States are reevaluating the tax incentives given to businesses. Offered as inducements to hire more workers or operate in certain areas, economic development incentives represent sizeable tax breaks. In 2010, the value of these incentives was estimated to top $70 billion.

Though the economic literature is skeptical about the effectiveness of these incentives, states have been ratcheting up their offerings to be more appealing than their neighbors.

Economists Johnson and Stallmann characterize economic development incentives as such:

Giving incentives is like standing up at a football game. If one person stands to see better, it blocks the view of several behind, so they stand and this causes additional standing. In the end, everyone is standing and no one’s view of the game is improved… As long as the majority of states are competing by giving incentives then other states will likely be left out if they do not.

However, facing budget shortfalls, some states are cutting incentives as a way to fill in the gaps. Last week, legislators in Hawaii enacted a law removing tax exemptions for businesses. By doing so, Hawaii hopes to save $200 million a year.

New Jersey could follow suit. Earlier in the year, Governor Chris Christie ordered a report studying the costs and benefits of New Jersey’s Urban Enterprise Zone Program. The Urban Enterprise Zone Program is an incentive program given for conducting business in certain New Jersey commercial areas. The report, written by an independent consultant, finds New Jersey can save $100 million a year by scuttling the program that “delivered a limited economic impact… [and] produced a negative return on State investment.”

Though legislators have yet to decide whether or not to cancel the program, the report’s conclusions have the support of Lori Grifa, the Commissioner of New Jersey Department of Community Affairs, and Caren Franzini, CEO of New Jersey Economic Development Authority. Both are ranking members of the New Jersey Urban Enterprise Zone Authority.

Furthermore, some businesses which claimed these tax breaks have failed to deliver. In Massachusetts, New Mexico, and Ohio officials are working to reclaim taxes waived under these incentive programs through “claw-back” provisions which allow the state to demand repayment when businesses fail to meet the requirements.

Mark Montigny (D) of the Massachusetts Senate is specifically going after Fidelity Investments and Evergreen Solar, two businesses operating in Massachusetts which took advantage of the tax incentives but are now cutting jobs. Currently, Fidelity Investments is moving over 1,000 employees out of Massachusetts and primarily into Rhode Island and New Jersey. Similarly, Evergreen Solar is closing down its Massachusetts operation and laying off over 800 employees.

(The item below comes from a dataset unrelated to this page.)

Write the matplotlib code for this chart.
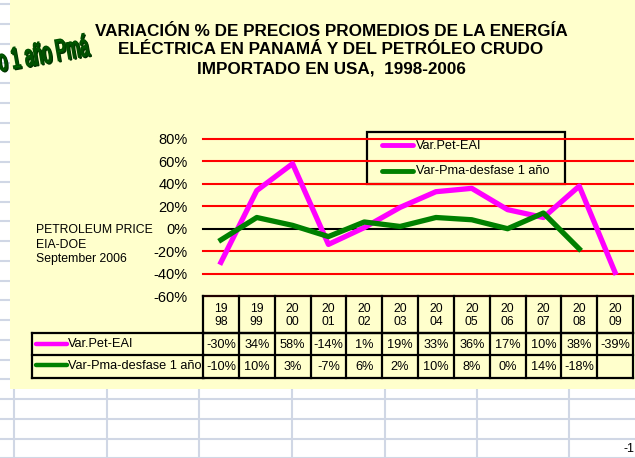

According to Montigny “[This is] just another example of a private company fleecing the Commonwealth at the taxpayer’s expense.” Montigny hopes to reclaim more than $21 million (subscription required) from Evergreen Solar alone, but the company claims it fulfilled its obligations.

While the use of tax incentives is not over, as states look for new ways to meet budgetary requirements, businesses may find far fewer of these carrots in the future.